Opinion: Jimmy Fallon must try to avoid repeating Conan O'Brien's mistakes
It was a late summer night in 2007 and I was staying up later than I ever had to watch the various late night television programs for the first time when I discovered the comedic genius of "Late Night with Conan O'Brien." He began his opening monologue with the joke, "A team of scientists has created a new car which runs not off gasoline but human fat. That's right, Middle East. NOW who has the world's largest energy reserves?"
His deliberately unpolished delivery (unlike all the other late night hosts, he had not begun in standup or performance comedy), combined with his offbeat characters, wacky sketches and crazy questions asked of celebrity guests made for a combination unlike anybody else.
Every weekday for the next two years I would come home from school to fix myself a snack and watch his previous night's installment online. (I wasn't going to repeatedly stay up until 1:30 a.m. with school at 7 the next day!) Though we never personally met, Conan O'Brien helped get me through high school.
Then he took over "The Tonight Show" in an earlier timeslot and the change was immediate.
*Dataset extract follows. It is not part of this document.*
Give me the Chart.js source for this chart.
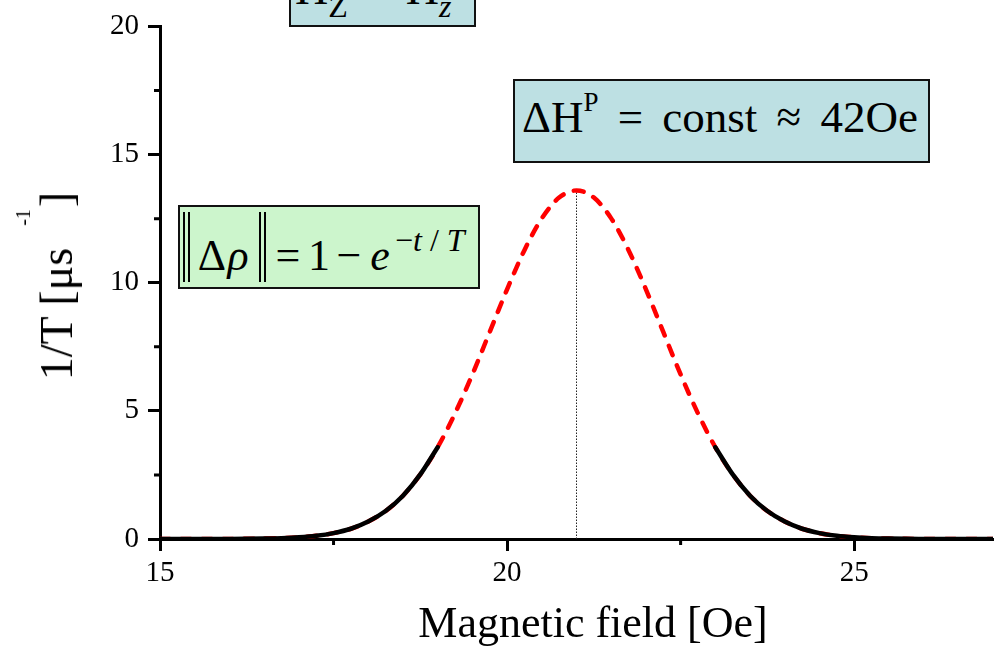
<!DOCTYPE html>
<html>
<head>
<meta charset="utf-8">
<script src="https://cdn.jsdelivr.net/npm/chart.js@4/dist/chart.umd.min.js"></script>
<style>
  body { margin: 0; background: #fff; }
  #wrap { position: relative; width: 1000px; height: 648px; overflow: hidden; font-family: "Liberation Serif", "Times New Roman", serif; color: #000; }
  #wrap canvas { position: absolute; left: 0; top: 0; }
  .box { position: absolute; box-sizing: border-box; border: 2px solid #111; }
  .txt { position: absolute; white-space: nowrap; }
  .rel { position: relative; }
  .bar { position: absolute; width: 2px; background: #000; top: 212px; height: 70px; }
  .eq { font-size: 44px; line-height: 44px; top: 234px; transform: translateX(-50%); }
</style>
</head>
<body>
<div id="wrap">
  <canvas id="chart" width="1000" height="648"></canvas>

  <!-- annotation boxes -->
  <div class="box" style="left:289px; top:-40px; width:187px; height:67px; background:#bde0e3;"></div>
  <div class="txt" style="left:295px; top:-34px; font-size:46px; line-height:46px;">H<span class="rel" style="font-size:32px; top:13px;">Z</span><span style="display:inline-block; width:58px;"></span>H<span class="rel" style="font-size:32px; top:13px; font-style:italic;">z</span></div>

  <div class="box" style="left:513px; top:79px; width:417px; height:84px; background:#bde0e3;"></div>
  <div class="txt" style="left:522px; top:95px; font-size:45px; line-height:45px; word-spacing:8px;">ΔH<span class="rel" style="font-size:27px; top:-21px;">P</span> = const ≈ 42Oe</div>

  <div class="box" style="left:178px; top:205px; width:302px; height:84px; background:#ccf5cc;"></div>
  <div class="bar" style="left:183px;"></div><div class="bar" style="left:188px;"></div>
  <div class="bar" style="left:259px;"></div><div class="bar" style="left:264px;"></div>
  <div class="txt eq" style="left:212px;">Δ</div>
  <div class="txt eq" style="left:238px;"><i>ρ</i></div>
  <div class="txt eq" style="left:288px;">=</div>
  <div class="txt eq" style="left:319px;">1</div>
  <div class="txt eq" style="left:349px;">−</div>
  <div class="txt eq" style="left:380px;"><i>e</i></div>
  <div class="txt" style="left:395px; top:224px; font-size:32px; line-height:32px;">−<i>t</i> / <i>T</i></div>

  <!-- axis titles -->
  <div class="txt" style="left:593px; top:601px; font-size:44px; line-height:44px; transform:translateX(-50%);">Magnetic field [Oe]</div>
  <div class="txt" style="left:61px; top:286px; font-size:46px; line-height:46px; transform:translate(-50%,-50%) rotate(-90deg);">1/T [μs<span style="display:inline-block; width:22px;"></span><span class="rel" style="font-size:20px; top:-42px;">-1</span><span style="display:inline-block; width:2px;"></span>]</div>
</div>

<script>
// magnetic field [Oe]
const fieldValues = [
  15, 15.25, 15.5, 15.75, 16, 16.25, 16.5, 16.75, 17, 17.25, 17.5, 17.75,
  18, 18.25, 18.5, 18.75, 19, 19.25, 19.5, 19.75, 20, 20.25, 20.5, 20.75,
  21, 21.25, 21.5, 21.75, 22, 22.25, 22.5, 22.75, 23, 23.25, 23.5, 23.75,
  24, 24.25, 24.5, 24.75, 25, 25.25, 25.5, 25.75, 26, 26.25, 26.5, 26.75, 27
];
// 1/T [us^-1]
const rateValues = [
  0, 0, 0, 0.001, 0.003, 0.007, 0.016, 0.033, 0.066, 0.125, 0.23, 0.40,
  0.68, 1.09, 1.69, 2.52, 3.58, 4.90, 6.42, 8.08, 9.74, 11.27, 12.51, 13.32,
  13.6, 13.32, 12.51, 11.27, 9.74, 8.08, 6.42, 4.90, 3.58, 2.52, 1.69, 1.09,
  0.68, 0.40, 0.23, 0.125, 0.066, 0.033, 0.016, 0.007, 0.003, 0.001, 0, 0, 0
];
const solidBelow = 19;   // black solid part ends here
const solidAbove = 23;   // and starts again here
const peakField = 21;
const peakRate = 13.6;

const xTicksMajor = [15, 20, 25];
const xTicksMinor = [17.5, 22.5];
const yTicksMinor = [2.5, 7.5, 12.5, 17.5];

const allPoints = fieldValues.map((x, i) => ({ x: x, y: rateValues[i] }));
const leftTail = allPoints.filter(p => p.x <= solidBelow);
const rightTail = allPoints.filter(p => p.x >= solidAbove);

const tickFont = { family: "'Liberation Serif', 'Times New Roman', serif", size: 29 };

// minor ticks, shorter than the major ones
const minorTicks = {
  id: 'minorTicks',
  afterDraw(chart) {
    const ctx = chart.ctx;
    const xs = chart.scales.x, ys = chart.scales.y;
    ctx.save();
    ctx.strokeStyle = '#000';
    ctx.lineWidth = 3;
    ctx.beginPath();
    yTicksMinor.forEach(v => {
      const py = ys.getPixelForValue(v);
      ctx.moveTo(xs.left - 6, py);
      ctx.lineTo(xs.left, py);
    });
    xTicksMinor.forEach(v => {
      const px = xs.getPixelForValue(v);
      ctx.moveTo(px, ys.bottom);
      ctx.lineTo(px, ys.bottom + 6);
    });
    ctx.stroke();
    ctx.restore();
  }
};

new Chart(document.getElementById('chart'), {
  type: 'scatter',
  data: {
    datasets: [
      {
        data: leftTail,
        showLine: true,
        borderColor: '#000',
        borderWidth: 4.5,
        borderCapStyle: 'round',
        pointRadius: 0,
        cubicInterpolationMode: 'monotone'
      },
      {
        data: rightTail,
        showLine: true,
        borderColor: '#000',
        borderWidth: 4.5,
        borderCapStyle: 'round',
        pointRadius: 0,
        cubicInterpolationMode: 'monotone'
      },
      {
        data: allPoints,
        showLine: true,
        borderColor: '#ff0000',
        borderWidth: 4.5,
        borderDash: [10, 11],
        borderCapStyle: 'round',
        pointRadius: 0,
        cubicInterpolationMode: 'monotone'
      },
      {
        data: [{ x: peakField, y: 0 }, { x: peakField, y: peakRate }],
        showLine: true,
        borderColor: '#222',
        borderWidth: 1,
        borderDash: [1.5, 1.5],
        pointRadius: 0
      }
    ]
  },
  options: {
    responsive: false,
    animation: false,
    layout: { padding: { top: 22, right: 7, left: 0, bottom: 0 } },
    plugins: { legend: { display: false }, tooltip: { enabled: false } },
    scales: {
      x: {
        type: 'linear',
        min: 15,
        max: 27,
        afterFit: s => { s.height = 109; },
        afterBuildTicks: s => { s.ticks = xTicksMajor.map(v => ({ value: v })); },
        border: { color: '#000', width: 3 },
        grid: { drawOnChartArea: false, drawTicks: true, tickLength: 12, tickWidth: 3, tickColor: '#000' },
        ticks: { color: '#000', font: tickFont, padding: 5, maxRotation: 0 }
      },
      y: {
        min: 0,
        max: 20,
        afterFit: s => { s.width = 160; },
        border: { color: '#000', width: 3 },
        grid: { drawOnChartArea: false, drawTicks: true, tickLength: 12, tickWidth: 3, tickColor: '#000' },
        ticks: { stepSize: 5, color: '#000', font: tickFont, padding: 9 }
      }
    }
  },
  plugins: [minorTicks]
});
</script>
</body>
</html>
In a pitiful attempt to win over a different audience, composed of more middle-aged and older people instead of nocturnal college students, Conan halted nearly everything that had made him great. Gone were the insane recurring characters including the FedEx Pope and The Interrupter or the back-and-forth banter between the wild Conan and his deliberately dull sidekick Max Weinberg.
In the 1990s he started the recurring segment "In the Year 2000," with hilarious fake predictions about that far-off year. Once it actually became 2000 and even for many years afterwards, he continued calling the segment that, creating one of the show's most famous and funniest recurring jokes. On "The Tonight Show," he renamed it "In the Year 3000." At that moment, the Conan O'Brien we knew and loved was gone. He lasted seven months. I stopped watching after one.
Conan had ranked first place in his time slot for over a decade, an especially incredible feat considering that few shows even last a decade at all. Upon taking over "The Tonight Show" he failed to last a full year. He mistakenly believed that switching up his humor and style would appeal to a different demographic. And to be sure, there were some slight differences in audience. But his zany 12:30 a.m. show got him the 11:30 p.m. gig in the first place!
With Wednesday's news that Jay Leno will retire next February to be replaced by Jimmy Fallon, that lesson is worth remembering. Fallon is a fantastic talent and among the best all-around entertainers in the industry today - but unlike Leno, he takes chances, taking his comedy far outside the box. This is the man who convinced Michelle Obama to perform "the evolution of 'mom dancing,'" who got Christina Aguilera to sing alongside a backing band "playing" office supplies like water coolers and touch-tone phones, who fought a "water war" with Super Soakers against Tom Cruise, who sang a duet with Chris Christie doing "Thunder Road" by Bruce Springsteen. His humor works because his mindset is fresh and his ideas are original. I would hate to see his mindset go stale and his ideas become rehashed.
Keeping the program in New York City is promising. The show originated there but former host Johnny Carson moved it to Los Angeles in 1972. Bringing it back will entail minimal change on Fallon's part, as opposed to O'Brien who was forced to move across the country for no real reason, thus robbing him of his frequent New York-referencing jokes or the emotional potency of his first post-9/11 monologue.
Jay Leno and David Letterman - who have maintained first- and second-place in the 11:30 timeslot for the past two decades - have become old, tired, and out of touch. Take the widely-ridiculed moment when Letterman interviewed Taylor Swift, among the most famous celebrities in the country. Reading off a notecard, he introduced her as the youngest person in history to win the Grammy Award for Album of the Year. During the interview, Letterman asked her age. "Twenty." So when you won the Grammy for Album of the Year, how old were you then? "I was twenty." By contrast, Fallon not only landed a funny interview with Swift but also impersonated her in a skit that aired during last year's Super Bowl... because he actually knew who she was.
Leno will retire after hosting for 21 years, while his predecessor Carson lasted 30. At only age 38, Fallon could potentially survive just as long - if he heeds the mistakes of the last person who tried replacing Jay Leno.